Let {X_{i}} be a set of real independent random variables, each with an expected value of zero and bounded above by 1 ( |X_{i} | ≤ 1, for 1 ≤ i ≤ n). The variates do not have to be identically or symmetrically distributed. Let {a_{i}} be a set of n fixed real numbers with

 $\sum_{ i = 1 }^n a_i^2 = 1 .$

Eaton showed that

 $P\left( \left| \sum_{ i = 1 }^n a_i X_i \right| \ge k \right) \le 2 \inf_{ 0 \le c \le k } \int_c^\infty \left( \frac{ z - c }{ k - c } \right)^3 \phi( z ) \, dz = 2 B_E( k ) ,$

where φ(x) is the probability density function of the standard normal distribution.

A related bound is Edelman's

 $P\left( \left| \sum_{ i = 1 }^n a_i X_i \right| \ge k \right) \le 2 \left( 1 - \Phi\left[ k - \frac{ 1.5 }{ k } \right] \right) = 2 B_{ Ed }( k ) ,$

where Φ(x) is cumulative distribution function of the standard normal distribution.

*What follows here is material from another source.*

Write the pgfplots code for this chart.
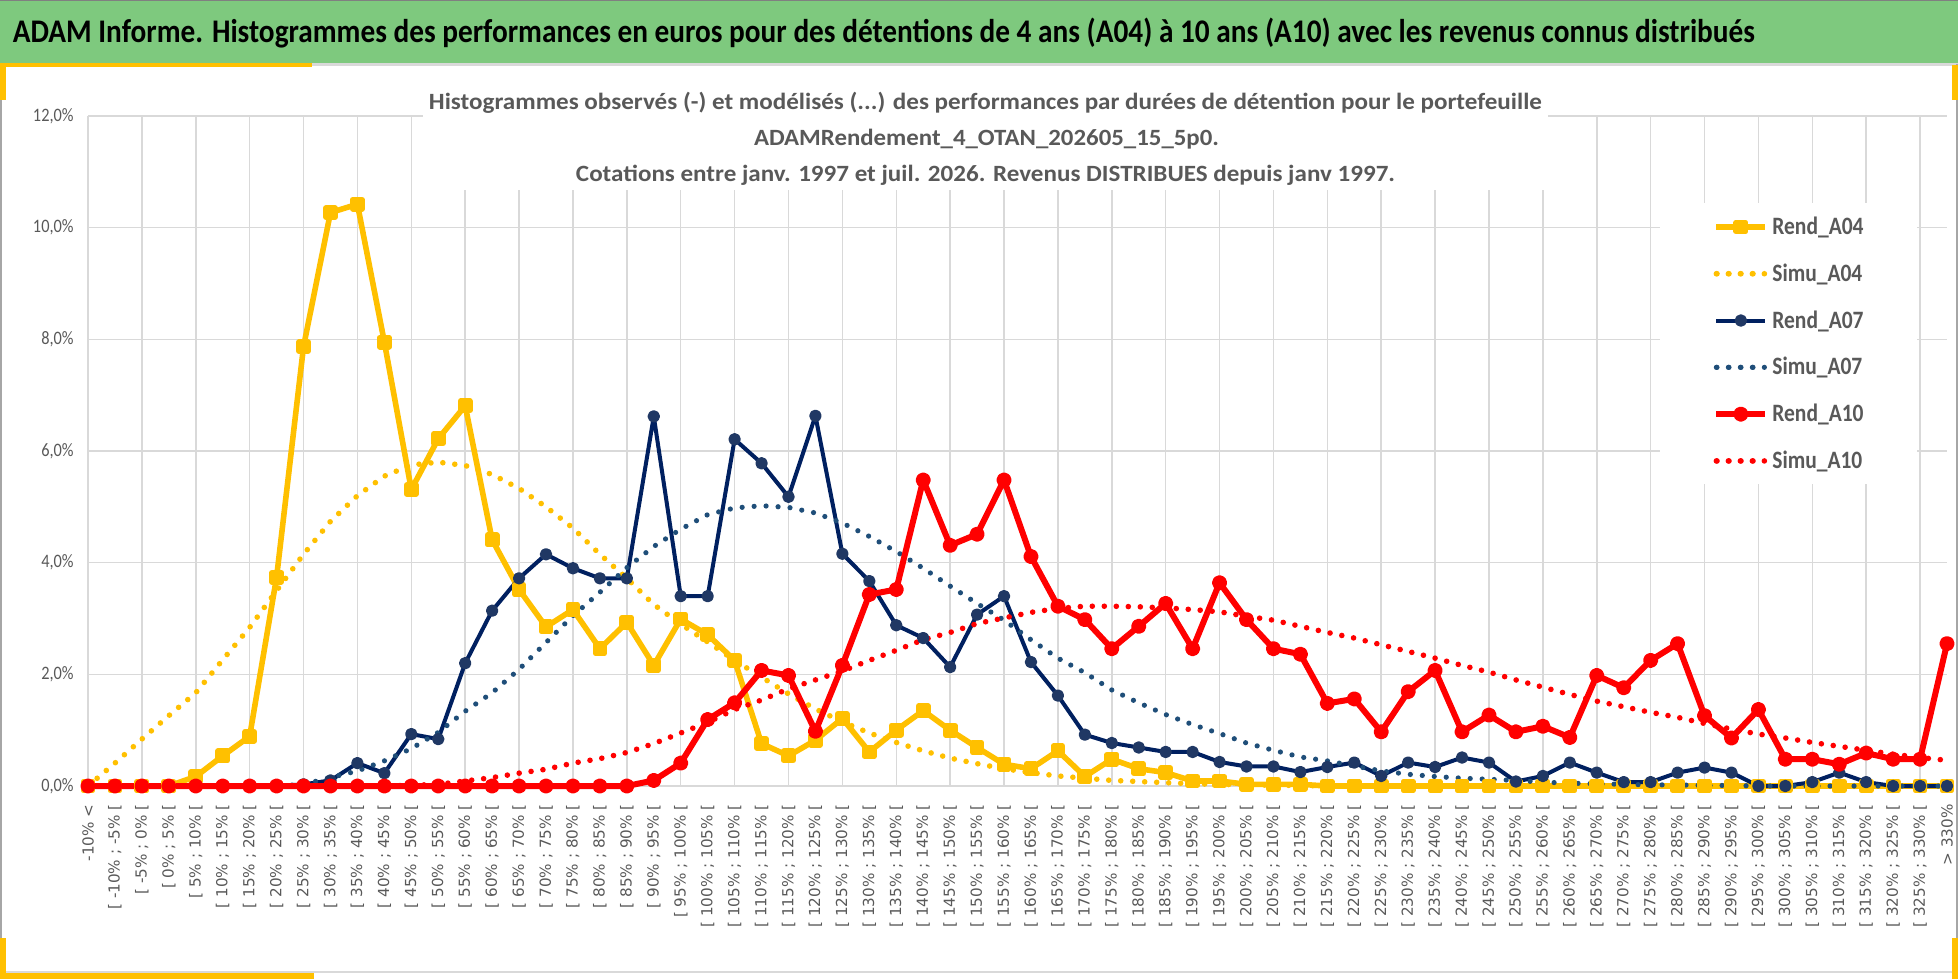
\documentclass[border=0pt]{standalone}
\usepackage{fontspec}
\setmainfont{Carlito}
\newfontfamily\dejavu{DejaVu Sans}
\usepackage{graphicx}
\usepackage{pgfplots}
\usepackage{pgfplotstable}
\pgfplotsset{compat=1.18}

\definecolor{gold}{HTML}{FFC000}
\definecolor{navy}{HTML}{002060}
\definecolor{navym}{HTML}{203864}
\definecolor{navydot}{HTML}{1F4E79}
\definecolor{myred}{HTML}{FF0000}
\definecolor{tgray}{HTML}{595959}
\definecolor{ggray}{HTML}{D9D9D9}
\definecolor{bgreen}{HTML}{7EC97E}
\definecolor{bgray}{HTML}{A6A6A6}

\newcommand\ls{\rule[-3pt]{0pt}{12pt}}

\pgfplotstableread{
i r4 s4 r7 s7 r10 s10
0 0 0 0 0 0 0
1 0 0.41 0 0 0 0
2 0 0.84 0 0 0 0
3 0 1.26 0 0 0 0
4 0.17 1.67 0 0 0 0
5 0.54 2.26 0 0 0 0
6 0.89 2.84 0 0 0 0
7 3.74 3.50 0 0 0 0
8 7.87 4.15 0.03 0.03 0 0
9 10.27 4.74 0.10 0.15 0 0
10 10.42 5.20 0.41 0.27 0 0
11 7.95 5.55 0.23 0.45 0 0.005
12 5.31 5.75 0.93 0.67 0 0.01
13 6.22 5.80 0.84 0.96 0 0.03
14 6.81 5.74 2.20 1.34 0 0.09
15 4.41 5.58 3.14 1.67 0 0.15
16 3.52 5.33 3.72 2.09 0 0.23
17 2.85 5.00 4.15 2.57 0 0.30
18 3.16 4.62 3.90 3.05 0 0.41
19 2.46 4.15 3.72 3.47 0 0.49
20 2.93 3.72 3.72 3.91 0 0.60
21 2.16 3.25 6.62 4.29 0.10 0.76
22 2.99 2.90 3.40 4.60 0.41 0.95
23 2.71 2.58 3.40 4.86 1.19 1.14
24 2.25 2.25 6.21 4.98 1.49 1.37
25 0.76 1.95 5.78 5.02 2.07 1.54
26 0.54 1.65 5.18 4.99 1.98 1.74
27 0.82 1.38 6.63 4.89 0.98 1.90
28 1.21 1.15 4.16 4.71 2.16 2.06
29 0.61 0.95 3.67 4.47 3.43 2.25
30 1.00 0.78 2.88 4.20 3.52 2.43
31 1.35 0.63 2.65 3.90 5.48 2.62
32 1.00 0.50 2.13 3.58 4.31 2.75
33 0.69 0.40 3.07 3.27 4.51 2.91
34 0.39 0.31 3.40 2.97 5.48 3.01
35 0.31 0.24 2.22 2.62 4.11 3.11
36 0.63 0.18 1.62 2.29 3.22 3.18
37 0.17 0.14 0.92 2.03 2.98 3.22
38 0.48 0.10 0.77 1.72 2.46 3.22
39 0.31 0.08 0.69 1.49 2.86 3.21
40 0.24 0.06 0.61 1.28 3.27 3.19
41 0.09 0.04 0.61 1.10 2.46 3.16
42 0.09 0.03 0.43 0.94 3.64 3.12
43 0.03 0.02 0.35 0.77 2.98 3.04
44 0.03 0.015 0.35 0.64 2.46 2.97
45 0.03 0.01 0.25 0.52 2.36 2.86
46 0 0 0.34 0.45 1.48 2.75
47 0 0 0.42 0.36 1.56 2.65
48 0 0 0.18 0.27 0.97 2.53
49 0 0 0.42 0.21 1.69 2.41
50 0 0 0.34 0.17 2.07 2.29
51 0 0 0.51 0.14 0.97 2.16
52 0 0 0.42 0.12 1.27 2.04
53 0 0 0.08 0.10 0.97 1.90
54 0 0 0.18 0.07 1.07 1.77
55 0 0 0.42 0.05 0.87 1.64
56 0 0 0.24 0.04 1.98 1.52
57 0 0 0.07 0.03 1.76 1.42
58 0 0 0.07 0.02 2.25 1.32
59 0 0 0.24 0.02 2.55 1.23
60 0 0 0.33 0.01 1.26 1.12
61 0 0 0.24 0.01 0.86 1.02
62 0 0 0 0 1.37 0.93
63 0 0 0 0 0.48 0.86
64 0 0 0.07 0 0.48 0.78
65 0 0 0.24 0 0.39 0.71
66 0 0 0.07 0 0.59 0.64
67 0 0 0 0 0.48 0.57
68 0 0 0 0 0.48 0.51
69 0 0 0 0 2.55 0.46
}\data

\begin{document}
\begin{tikzpicture}
\useasboundingbox (0,0) rectangle (979pt,-489.5pt);
\fill[white] (0,0) rectangle (979pt,-489.5pt);
% green title bar
\fill[bgreen] (0,0) rectangle (979pt,-31.5pt);
\draw[gray, line width=0.5pt] (0,-0.25pt) -- (979pt,-0.25pt);
\node[anchor=base west, inner sep=0pt, font=\fontsize{16.5pt}{19pt}\selectfont\bfseries] at (6.25pt,-21.5pt)
  {\resizebox{871pt}{\height}{ADAM Informe. Histogrammes des performances en euros pour des détentions de 4 ans (A04) à 10 ans (A10) avec les revenus connus distribués}};
% chart frame
\fill[ggray] (0,-31.5pt) rectangle (979pt,-33pt);
\draw[bgray, line width=1pt] (0.5pt,-32pt) -- (0.5pt,-486.5pt);
\draw[bgray, line width=1pt] (978.5pt,-32pt) -- (978.5pt,-486.5pt);
\draw[ggray, line width=1pt] (0.5pt,-486pt) -- (978.5pt,-486pt);
% yellow corner marks
\fill[gold] (0,-31.5pt) rectangle (156pt,-33.5pt);
\fill[gold] (0,-31.5pt) rectangle (3pt,-50pt);
\fill[gold] (976pt,-32.5pt) rectangle (979pt,-50pt);
\fill[gold] (0,-469pt) rectangle (3pt,-489.5pt);
\fill[gold] (0,-486.5pt) rectangle (157pt,-489.5pt);
\fill[gold] (976pt,-469pt) rectangle (979pt,-489.5pt);

\begin{axis}[
  at={(44pt,-393pt)}, anchor=south west,
  width=929.5pt, height=335pt, scale only axis,
  xmin=0, xmax=69, ymin=0, ymax=12,
  clip=false,
  axis line style={draw=none},
  major tick length=0pt, minor tick length=0pt,
  xtick={0,...,69},
  xticklabel={\pgfmathtruncatemacro\ca{5*\tick-15}\pgfmathtruncatemacro\cb{\ca+5}\ifnum\ca<-10 -10\% <\else\ifnum\ca>325 > 330\%\else[ \ca\% ; \cb\% [\fi\fi},
  xticklabel style={font=\dejavu\fontsize{7.6pt}{9pt}\selectfont, text=tgray, rotate=90, anchor=east, inner sep=0pt},
  xticklabel shift=9pt,
  ytick={0,2,...,12},
  /pgf/number format/assume math mode=true,
  yticklabel={\scalebox{0.86}[1]{\pgfmathprintnumber[fixed,fixed zerofill,precision=1,use comma]{\tick}\%}},
  yticklabel style={font=\fontsize{9.5pt}{11pt}\selectfont, text=tgray, anchor=east, inner sep=0pt},
  yticklabel shift=7pt,
  ymajorgrids,
  major grid style={ggray, line width=0.75pt},
  extra x ticks={0,2,...,68},
  extra x tick style={xmajorgrids=true, xticklabel={}},
  legend style={at={(0.8456,0.8701)}, anchor=north west, fill=white, draw=none,
    inner xsep=26.5pt, inner ysep=6.5pt, row sep=12.9pt, column sep=2pt,
    font=\fontsize{12.5pt}{14pt}\selectfont\bfseries, text=tgray, nodes={inner sep=0pt}},
  legend cell align=left,
  solidleg/.style={legend image code/.code={\draw[mark repeat=2,mark phase=2,##1] plot coordinates {(0pt,0pt) (12.25pt,0pt) (24.5pt,0pt)};}},
  dotleg/.style={legend image code/.code={\path (0pt,0pt) -- (24.5pt,0pt); \draw[##1] (0.3pt,0pt) -- (18.6pt,0pt);}},
]
\addplot[gold, line width=2.8pt, line join=round, mark=square*, mark size=2.3pt, mark options={solid, fill=gold}, solidleg] table[x=i, y=r4] {\data};
\addlegendentry{\ls\scalebox{0.86}[1]{Rend\_A04}}
\addplot[gold, line width=2.8pt, line cap=round, dash pattern=on 0pt off 6pt, dotleg] table[x=i, y=s4] {\data};
\addlegendentry{\ls\scalebox{0.86}[1]{Simu\_A04}}
\addplot[navy, line width=2pt, line join=round, mark=*, mark size=2.1pt, mark options={solid, fill=navym, draw=navym}, solidleg] table[x=i, y=r7] {\data};
\addlegendentry{\ls\scalebox{0.86}[1]{Rend\_A07}}
\addplot[navydot, line width=2.6pt, line cap=round, dash pattern=on 0pt off 6pt, dotleg] table[x=i, y=s7] {\data};
\addlegendentry{\ls\scalebox{0.86}[1]{Simu\_A07}}
\addplot[myred, line width=3pt, line join=round, mark=*, mark size=2.3pt, mark options={solid, fill=myred}, solidleg] table[x=i, y=r10] {\data};
\addlegendentry{\ls\scalebox{0.86}[1]{Rend\_A10}}
\addplot[myred, line width=2.8pt, line cap=round, dash pattern=on 0pt off 6pt, dotleg] table[x=i, y=s10] {\data};
\addlegendentry{\ls\scalebox{0.86}[1]{Simu\_A10}}
\end{axis}

% chart title box
\fill[white] (211.5pt,-39pt) rectangle (774pt,-95pt);
\begin{scope}[every node/.style={anchor=base, inner sep=0pt, text=tgray, font=\fontsize{11.65pt}{14pt}\selectfont\bfseries}]
\node at (492.75pt,-55pt) {\resizebox{556.5pt}{\height}{Histogrammes observés (-) et modélisés (...) des performances par durées de détention pour le portefeuille}};
\node at (493.25pt,-72.75pt) {\resizebox{232.5pt}{\height}{ADAMRendement\_4\_OTAN\_202605\_15\_5p0.}};
\node at (492.75pt,-90.5pt) {\resizebox{409.5pt}{\height}{Cotations entre janv. 1997 et juil. 2026. Revenus DISTRIBUES depuis janv 1997.}};
\end{scope}
\end{tikzpicture}
\end{document}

Pinelis has shown that Eaton's bound can be sharpened:

 $B_{ EP } = \min\{ 1, k^{ -2 }, 2 B_E \}$

A set of critical values for Eaton's bound have been determined.

==Related inequalities==

Let {a_{i}} be a set of independent Rademacher random variables – P( a_{i} = 1 ) = P( a_{i} = −1 ) = 1/2. Let Z be a normally distributed variate with a mean 0 and variance of 1. Let {b_{i}} be a set of n fixed real numbers such that

 $\sum_{ i = 1 }^n b_i^2 = 1 .$

This last condition is required by the Riesz–Fischer theorem which states that

$a_i b_i + \cdots + a_n b_n$

will converge if and only if

 $\sum_{ i = 1 }^n b_i^2$

is finite.

Then

 $E f( a_i b_i + \cdots + a_n b_n ) \le E f( Z )$

for f(x) = | x |^{p}. The case for p ≥ 3 was proved by Whittle and p ≥ 2 was proved by Haagerup.

If f(x) = e^{λx} with λ ≥ 0 then

$E f( a_i b_i + \cdots + a_n b_n ) \le \inf \left[ \frac{ E ( e^{ \lambda Z } ) }{ e^{ \lambda x } } \right] = e^{ -x^2 / 2 }$

where inf is the infimum.

Let

$S_n = a_i b_i + \cdots + a_n b_n$

Then

$P( S_n \ge x ) \le \frac{ 2e^3 }{ 9 } P( Z \ge x )$

The constant in the last inequality is approximately 4.4634.

An alternative bound is also known:

$P( S_n \ge x ) \le e^{ -x^2 / 2 }$

This last bound is related to the Hoeffding's inequality.

In the uniform case where all the b_{i} = n^{−1/2} the maximum value of S_{n} is n^{1/2}. In this case van Zuijlen has shown that

 $P( | \mu - \sigma | ) \le 0.5 \,$

where μ is the mean and σ is the standard deviation of the sum.